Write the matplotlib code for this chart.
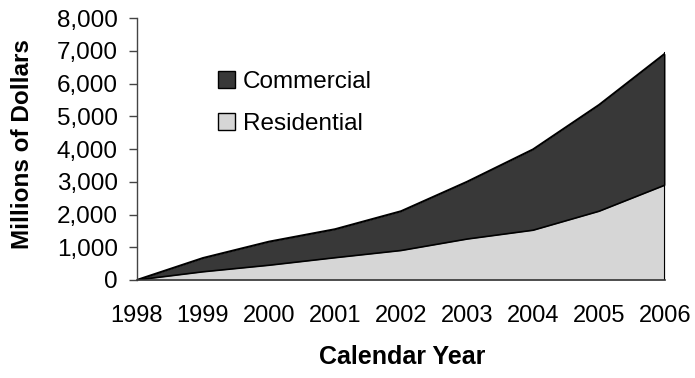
import matplotlib
matplotlib.use("Agg")
import matplotlib.pyplot as plt
from matplotlib.patches import Patch
from matplotlib.ticker import FuncFormatter
import numpy as np

years = [1998, 1999, 2000, 2001, 2002, 2003, 2004, 2005, 2006]
residential = [0, 250, 450, 680, 900, 1250, 1520, 2100, 2900]
commercial = [0, 420, 720, 870, 1200, 1750, 2470, 3250, 4020]

plt.rcParams['font.family'] = ['Liberation Sans', 'DejaVu Sans']

fig = plt.figure(figsize=(6.95, 3.78), dpi=100)
ax = fig.add_axes([0.197, 0.2593, 0.76, 0.6927])

x = np.arange(len(years))
res = np.array(residential)
tot = res + np.array(commercial)

dark = '#383838'
light = '#d6d6d6'
ax.fill_between(x, 0, res, color=light, lw=0)
ax.fill_between(x, res, tot, color=dark, lw=0)
ax.plot(x, res, color='black', lw=1.2)
ax.plot(x, tot, color='black', lw=1.5)
ax.plot([x[-1], x[-1]], [0, tot[-1]], color='black', lw=1.5)

ax.set_xlim(0, len(years) - 1)
ax.set_ylim(0, 8000)
ax.set_yticks(np.arange(0, 8001, 1000))
ax.yaxis.set_major_formatter(FuncFormatter(lambda v, p: f"{int(v):,}"))
ax.set_xticks(x)
ax.set_xticklabels([str(y) for y in years])

for s in ['top', 'right']:
    ax.spines[s].set_visible(False)
ax.spines['left'].set_color('#444444')
ax.spines['bottom'].set_color('#333333')
ax.spines['left'].set_linewidth(1.0)
ax.spines['bottom'].set_linewidth(1.2)

ax.tick_params(axis='y', length=5.8, width=1.0, color='#444444', labelsize=17.5, pad=8)
ax.tick_params(axis='x', length=0, labelsize=17, pad=18)

fig.text(23 / 695, 1 - 144 / 378, 'Millions of Dollars', rotation=90,
         ha='center', va='center', fontsize=17.5, fontweight='bold')
fig.text(402 / 695, 1 - 357 / 378, 'Calendar Year',
         ha='center', va='center', fontsize=18, fontweight='bold')

handles = [Patch(facecolor=dark, edgecolor='black', lw=1.0, label='Commercial'),
           Patch(facecolor=light, edgecolor='black', lw=1.0, label='Residential')]
ax.legend(handles=handles, loc='upper left', bbox_to_anchor=(0.153, 0.80),
          frameon=False, fontsize=17.5, handlelength=0.72, handleheight=0.72,
          handletextpad=0.3, labelspacing=0.82, borderpad=0, borderaxespad=0)

fig.savefig('out.png', dpi=100)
..............................
→ Task prompt:
Without the pictures, retype the whole of the material above exactly.

→ Problem solution:
Write the matplotlib code for this chart.
import matplotlib
matplotlib.use("Agg")
import matplotlib.pyplot as plt
from matplotlib.patches import Patch
from matplotlib.ticker import FuncFormatter
import numpy as np

years = [1998, 1999, 2000, 2001, 2002, 2003, 2004, 2005, 2006]
residential = [0, 250, 450, 680, 900, 1250, 1520, 2100, 2900]
commercial = [0, 420, 720, 870, 1200, 1750, 2470, 3250, 4020]

plt.rcParams['font.family'] = ['Liberation Sans', 'DejaVu Sans']

fig = plt.figure(figsize=(6.95, 3.78), dpi=100)
ax = fig.add_axes([0.197, 0.2593, 0.76, 0.6927])

x = np.arange(len(years))
res = np.array(residential)
tot = res + np.array(commercial)

dark = '#383838'
light = '#d6d6d6'
ax.fill_between(x, 0, res, color=light, lw=0)
ax.fill_between(x, res, tot, color=dark, lw=0)
ax.plot(x, res, color='black', lw=1.2)
ax.plot(x, tot, color='black', lw=1.5)
ax.plot([x[-1], x[-1]], [0, tot[-1]], color='black', lw=1.5)

ax.set_xlim(0, len(years) - 1)
ax.set_ylim(0, 8000)
ax.set_yticks(np.arange(0, 8001, 1000))
ax.yaxis.set_major_formatter(FuncFormatter(lambda v, p: f"{int(v):,}"))
ax.set_xticks(x)
ax.set_xticklabels([str(y) for y in years])

for s in ['top', 'right']:
    ax.spines[s].set_visible(False)
ax.spines['left'].set_color('#444444')
ax.spines['bottom'].set_color('#333333')
ax.spines['left'].set_linewidth(1.0)
ax.spines['bottom'].set_linewidth(1.2)

ax.tick_params(axis='y', length=5.8, width=1.0, color='#444444', labelsize=17.5, pad=8)
ax.tick_params(axis='x', length=0, labelsize=17, pad=18)

fig.text(23 / 695, 1 - 144 / 378, 'Millions of Dollars', rotation=90,
         ha='center', va='center', fontsize=17.5, fontweight='bold')
fig.text(402 / 695, 1 - 357 / 378, 'Calendar Year',
         ha='center', va='center', fontsize=18, fontweight='bold')

handles = [Patch(facecolor=dark, edgecolor='black', lw=1.0, label='Commercial'),
           Patch(facecolor=light, edgecolor='black', lw=1.0, label='Residential')]
ax.legend(handles=handles, loc='upper left', bbox_to_anchor=(0.153, 0.80),
          frameon=False, fontsize=17.5, handlelength=0.72, handleheight=0.72,
          handletextpad=0.3, labelspacing=0.82, borderpad=0, borderaxespad=0)

fig.savefig('out.png', dpi=100)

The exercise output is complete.